Mr. Giltburg’s comment attracted widespread attention—but it shouldn’t have. The only thing surprising was that the person who said it had just snagged first-place honors in one of the world’s most prestigious musical competitions. Such high-pressure events have long been regarded with suspicion by serious artists. Glenn Gould went so far as to claim that they leave their “eager, ill-advised supplicants forever stunted, victims of a spiritual lobotomy.”
Maybe. But one thing is for sure: They don’t work.
What would it mean for an artistic competition to “work”? Van Cliburn was catapulted to world-wide celebrity when he won Russia’s International Tchaikovsky Competition in 1958, and since then his victory has been cited as the quintessential example of how such events can make a crucial difference in the lives of gifted artists. But Mr. Cliburn retired from the concert stage two decades later, burned out at the unripe age of 43, and most observers put much of the blame for his disintegration on the unnatural effects of his having become an overnight superstar.
Even more to the point, Mr. Cliburn is the only classical musician to whom such a thing has happened. It’s been a half-century since any of the first-prize winners of the Queen Elisabeth Competition went on to have indisputably major solo careers. And Van Cliburn International Piano Competition in Fort Worth, Texas, launched in 1962 in honor of the Texas-born pianist, is notorious for picking gold medalists who fail to make it into the top tier of renown.
Why are music competitions so bad at singling out potentially major artists? Because the winners are chosen by juries. A jury is at bottom a committee—and a committee, as John le Carré famously said in “Tinker, Tailor, Soldier, Spy,” is “an animal with four back legs.” They exist to generate and perpetuate consensus views. They can’t make great art, and it’s all but impossible for them to agree on great artists. Such disagreement inevitably leads to compromise, which more often than not produces B-plus winners who please all of the jurors but thrill none of them.
Mr. Giltburg’s complaint set me to thinking: Given their record of near-total failure to identify artists of promise, why does anyone still bother to hold music competitions at all? It seems clear that they’ve become irrelevant—especially now that the road to success for classical musicians is no longer as well defined as it was in 1958.

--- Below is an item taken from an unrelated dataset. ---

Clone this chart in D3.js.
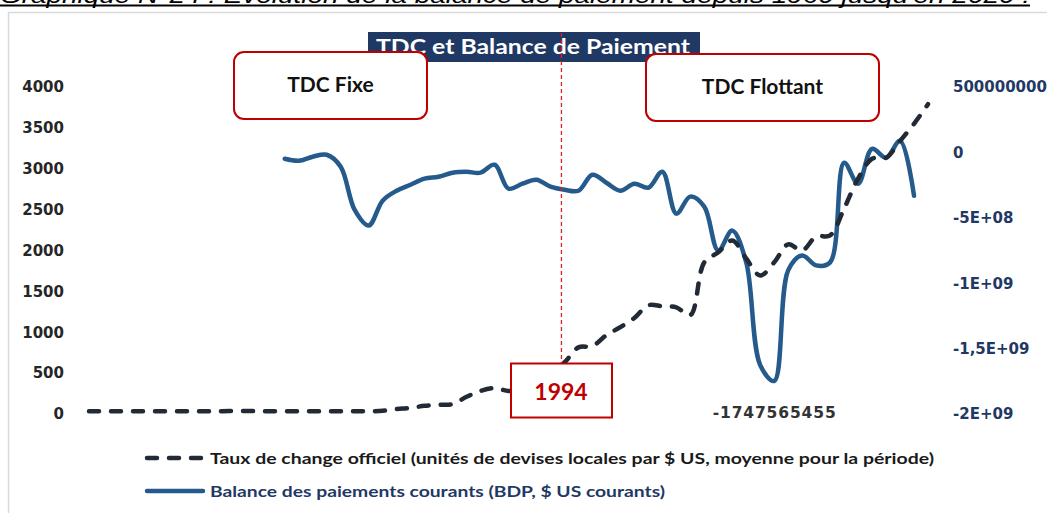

Back then, winning a competition was a fairly reliable way for an artist to make his presence known throughout the music world. Top-tier prize winners were promptly signed to exclusive recording contracts and booked by symphony orchestras for concerto dates. Sometimes they even made it onto television. (Mr. Cliburn, for instance, appeared on “The Ed Sullivan Show” and “The Tonight Show.”) None of that is true now. The major classical labels are all teetering on the edge of extinction, and the only way for a pianist to get big-media exposure in 2013 would be by murdering his manager. Sure, it’s possible for young musicians to find an audience through new media—but not in the old-fashioned all-at-once way exemplified by Mr. Cliburn’s dizzying rise to the top of the heap. Increasingly, savvy artists of all kinds are self-marketing themselves to micro-audiences by way of such Web-based technologies as iTunes, YouTube and podcasting.

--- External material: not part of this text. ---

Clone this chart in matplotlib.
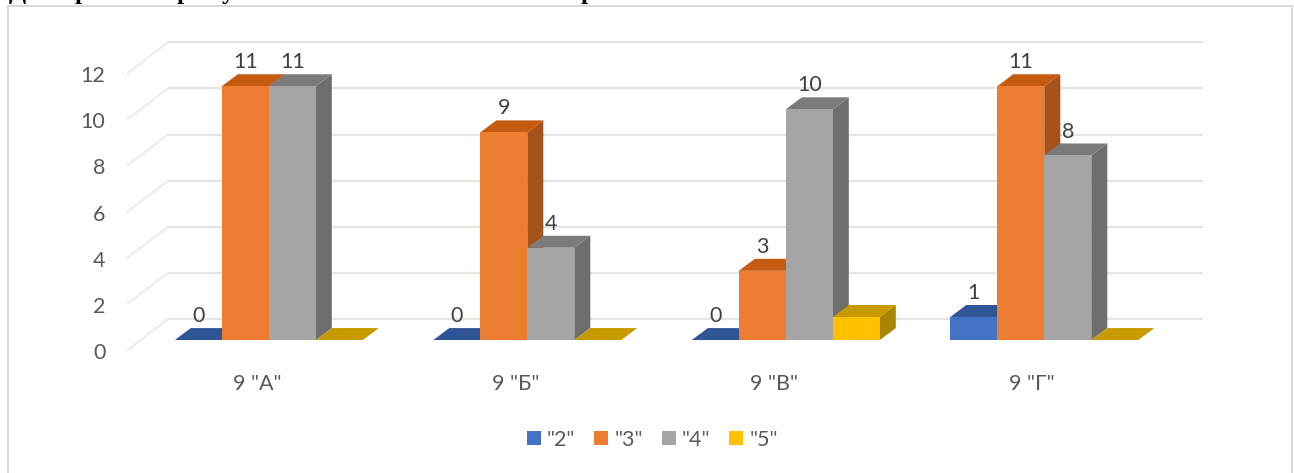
import matplotlib
matplotlib.use("Agg")
import matplotlib.pyplot as plt
from matplotlib.patches import Polygon, Patch, Rectangle

categories = ['9 "А"', '9 "Б"', '9 "В"', '9 "Г"']
series_names = ['"2"', '"3"', '"4"', '"5"']
values_2 = [0, 0, 0, 1]
values_3 = [11, 9, 3, 11]
values_4 = [11, 4, 10, 8]
values_5 = [0, 0, 1, 0]
y_ticks = [0, 2, 4, 6, 8, 10, 12]

W, H = 1294, 473
DPI = 100
FRONT = ['#4472C4', '#ED7D31', '#A5A5A5', '#FFC000']
TOP = ['#2F5597', '#C55A11', '#7B7B7B', '#C79A00']
SIDE = ['#2A4D88', '#A5521B', '#6E6E6E', '#A98500']
LABELED = [True, True, True, False]
GRID = '#E4E4E4'
TICK_COL = '#595959'
LABEL_COL = '#404040'
FONT = 'Lato'
FS = 15.5
EM = FS * DPI / 72.0

# pixel layout
px_per_cat = 258.5
px_per_val = 23.15
x_c0, y_v0 = 268.8, 341.0          # pixel of first group centre / value 0 on bars
left, right, top, bottom = 127.5, 1203.0, 42.0, 351.0

bar_w = 47.0 / px_per_cat
depth_x = 16.0 / px_per_cat
depth_y = 12.0 / px_per_val
wall_x = (168.0 - left) / px_per_cat
wall_dy = (y_v0 - 320.0) / px_per_val
front_dy = (bottom - y_v0) / px_per_val
label_dy = 24.0 / px_per_val
ytick_shift = 1.0 / px_per_val

fig = plt.figure(figsize=(W / DPI, H / DPI), dpi=DPI, facecolor='white')
ax = fig.add_axes([left / W, 1 - bottom / H, (right - left) / W, (bottom - top) / H])
ax.set_xlim((left - x_c0) / px_per_cat, (right - x_c0) / px_per_cat)
ax.set_ylim((y_v0 - bottom) / px_per_val, (y_v0 - top) / px_per_val)
for s in ax.spines.values():
    s.set_visible(False)
ax.patch.set_visible(False)

x0, x1 = ax.get_xlim()
px = 72.0 / DPI

# walls
for v in y_ticks:
    ax.plot([x0 + wall_x, x1], [v + wall_dy, v + wall_dy], color=GRID, lw=2.2 * px,
            clip_on=False, solid_capstyle='butt', zorder=1)
    ax.plot([x0, x0 + wall_x], [v - front_dy, v + wall_dy], color='#E2E2E2', lw=1.2 * px,
            clip_on=False, zorder=1)

# bars
all_series = [values_2, values_3, values_4, values_5]
for g in range(len(categories)):
    for k, vals in enumerate(all_series):
        v = vals[g]
        xl = g + (k - 2) * bar_w
        xr = xl + bar_w
        z = 3 + g * 4 + k
        if v > 0:
            ax.add_patch(Polygon([(xr, 0), (xr + depth_x, depth_y), (xr + depth_x, v + depth_y), (xr, v)],
                                 closed=True, fc=SIDE[k], ec='none', zorder=z))
        ax.add_patch(Polygon([(xl, v), (xl + depth_x, v + depth_y), (xr + depth_x, v + depth_y), (xr, v)],
                             closed=True, fc=TOP[k], ec='none', zorder=z))
        if v > 0:
            ax.bar(xl, v, width=bar_w, align='edge', color=FRONT[k], lw=0, zorder=z)
        if LABELED[k]:
            ax.text((xl + xr) / 2, v + label_dy, str(v), ha='center', va='center',
                    family=FONT, fontsize=FS, color=LABEL_COL, zorder=40)

# axes ticks
ax.set_yticks([v - front_dy - ytick_shift for v in y_ticks], [str(v) for v in y_ticks])
ax.set_xticks([g - 12.0 / px_per_cat for g in range(len(categories))], categories)
ax.tick_params(axis='y', length=0, pad=22 * px, labelsize=FS, labelcolor=TICK_COL)
ax.tick_params(axis='x', length=0, pad=22.5 * px, labelsize=FS, labelcolor=TICK_COL)
for t in ax.get_xticklabels() + ax.get_yticklabels():
    t.set_family(FONT)

# legend
handles = [Patch(fc=c, ec='none', label=n) for c, n in zip(FRONT, series_names)]
fig.legend(handles=handles, loc='center', bbox_to_anchor=(652.5 / W, 1 - 439.5 / H), ncol=4,
           frameon=False, prop={'family': FONT, 'size': FS}, labelcolor=TICK_COL,
           handlelength=14 / EM, handleheight=14 / EM, handletextpad=6 / EM,
           columnspacing=19 / EM, borderpad=0, borderaxespad=0)

# chart frame, open past the lower edge of the picture
fig.add_artist(Rectangle((7.5 / W, -0.1), (1292 - 7.5) / W, 1.1 - 6.0 / H,
                         transform=fig.transFigure, fc='none', ec='#D9D9D9', lw=2 * px))

# remnants of the cut-off heading above the chart
for xp, ch in [(17, 'Д'), (82, 'р'), (184, 'р'), (228, 'у'), (588, 'р')]:
    fig.text(xp / W, 1 + 1.0 / H, ch, ha='center', va='baseline', color='black',
             family='Liberation Serif', weight='bold', fontsize=18)

fig.savefig('out.png', dpi=DPI, facecolor='white')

So is there still a place for big-money competitions? Possibly—but only if their underlying basis is rethought. Imagine, for instance, a foundation that decided to start an “anticompetition” that turned the traditional rules of the game on their head. Here’s how it might work:
– The foundation puts up a million-dollar prize, then selects a famous artist to serve as the sole and only juror.

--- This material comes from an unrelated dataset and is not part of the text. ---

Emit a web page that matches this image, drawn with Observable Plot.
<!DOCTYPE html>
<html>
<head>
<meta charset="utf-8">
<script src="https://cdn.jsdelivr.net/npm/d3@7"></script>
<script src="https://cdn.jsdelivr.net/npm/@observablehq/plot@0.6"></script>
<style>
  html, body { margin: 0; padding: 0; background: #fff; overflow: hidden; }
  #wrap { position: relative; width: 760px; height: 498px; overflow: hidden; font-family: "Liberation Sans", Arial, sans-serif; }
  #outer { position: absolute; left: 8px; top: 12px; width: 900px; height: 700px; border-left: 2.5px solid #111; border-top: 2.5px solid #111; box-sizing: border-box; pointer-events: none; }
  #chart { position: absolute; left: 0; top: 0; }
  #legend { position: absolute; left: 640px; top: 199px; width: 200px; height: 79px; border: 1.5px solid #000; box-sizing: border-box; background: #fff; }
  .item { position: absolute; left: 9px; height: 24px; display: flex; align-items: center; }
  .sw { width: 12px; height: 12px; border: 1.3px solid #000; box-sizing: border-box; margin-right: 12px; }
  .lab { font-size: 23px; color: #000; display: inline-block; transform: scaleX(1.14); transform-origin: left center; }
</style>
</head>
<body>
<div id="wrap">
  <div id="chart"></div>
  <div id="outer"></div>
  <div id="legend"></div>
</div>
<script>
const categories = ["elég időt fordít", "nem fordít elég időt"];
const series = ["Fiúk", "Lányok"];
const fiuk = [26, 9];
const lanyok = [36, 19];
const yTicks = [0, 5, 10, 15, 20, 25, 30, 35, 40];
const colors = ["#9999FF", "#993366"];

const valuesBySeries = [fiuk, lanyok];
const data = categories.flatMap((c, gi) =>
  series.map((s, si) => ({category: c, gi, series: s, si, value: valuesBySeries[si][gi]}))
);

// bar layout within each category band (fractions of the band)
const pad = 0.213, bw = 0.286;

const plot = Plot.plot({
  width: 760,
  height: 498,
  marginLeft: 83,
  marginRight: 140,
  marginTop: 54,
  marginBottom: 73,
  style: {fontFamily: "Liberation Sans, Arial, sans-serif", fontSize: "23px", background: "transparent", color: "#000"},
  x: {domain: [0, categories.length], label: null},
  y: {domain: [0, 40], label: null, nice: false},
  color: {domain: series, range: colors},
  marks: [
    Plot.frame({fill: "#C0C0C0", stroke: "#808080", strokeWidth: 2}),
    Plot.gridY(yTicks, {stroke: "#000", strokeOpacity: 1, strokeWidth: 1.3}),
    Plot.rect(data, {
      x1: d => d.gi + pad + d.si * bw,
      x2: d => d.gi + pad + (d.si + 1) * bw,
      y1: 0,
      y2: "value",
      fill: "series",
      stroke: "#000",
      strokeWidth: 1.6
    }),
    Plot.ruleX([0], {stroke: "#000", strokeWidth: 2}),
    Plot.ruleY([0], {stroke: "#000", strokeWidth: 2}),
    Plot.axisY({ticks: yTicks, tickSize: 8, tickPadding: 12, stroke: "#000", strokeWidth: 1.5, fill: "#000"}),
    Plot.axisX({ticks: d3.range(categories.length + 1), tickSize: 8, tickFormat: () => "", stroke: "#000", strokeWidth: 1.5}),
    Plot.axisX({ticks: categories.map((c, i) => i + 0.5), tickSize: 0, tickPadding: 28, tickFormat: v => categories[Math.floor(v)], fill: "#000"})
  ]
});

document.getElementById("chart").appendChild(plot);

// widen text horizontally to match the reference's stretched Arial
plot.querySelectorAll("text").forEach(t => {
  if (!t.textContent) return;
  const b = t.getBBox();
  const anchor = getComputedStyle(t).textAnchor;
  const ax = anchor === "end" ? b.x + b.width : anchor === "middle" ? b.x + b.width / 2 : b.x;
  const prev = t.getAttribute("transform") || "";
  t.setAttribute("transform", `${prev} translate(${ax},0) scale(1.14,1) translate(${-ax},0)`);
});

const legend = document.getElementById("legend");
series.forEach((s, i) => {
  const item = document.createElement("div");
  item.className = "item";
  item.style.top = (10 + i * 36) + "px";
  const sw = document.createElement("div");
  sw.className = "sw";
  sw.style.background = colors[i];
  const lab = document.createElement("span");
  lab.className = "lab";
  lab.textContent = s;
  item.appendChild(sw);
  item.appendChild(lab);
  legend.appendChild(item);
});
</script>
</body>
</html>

– The famous artist selects a less-than-famous artist under the age of 40 whose work he admires.
– The famous artist and the less-than-famous artist then split the million-dollar prize down the middle, with the results being announced on Twitter.
Needless to say, this anticompetition is a thought experiment, a deliberately unrealistic attempt to cast new light on an old problem by changing the terms of the discussion. It probably wouldn’t work, at least not in the sense of consistently producing winners who go on to world-class careers. But at least the results would be different—and when it comes to music competitions, different can hardly help but be better.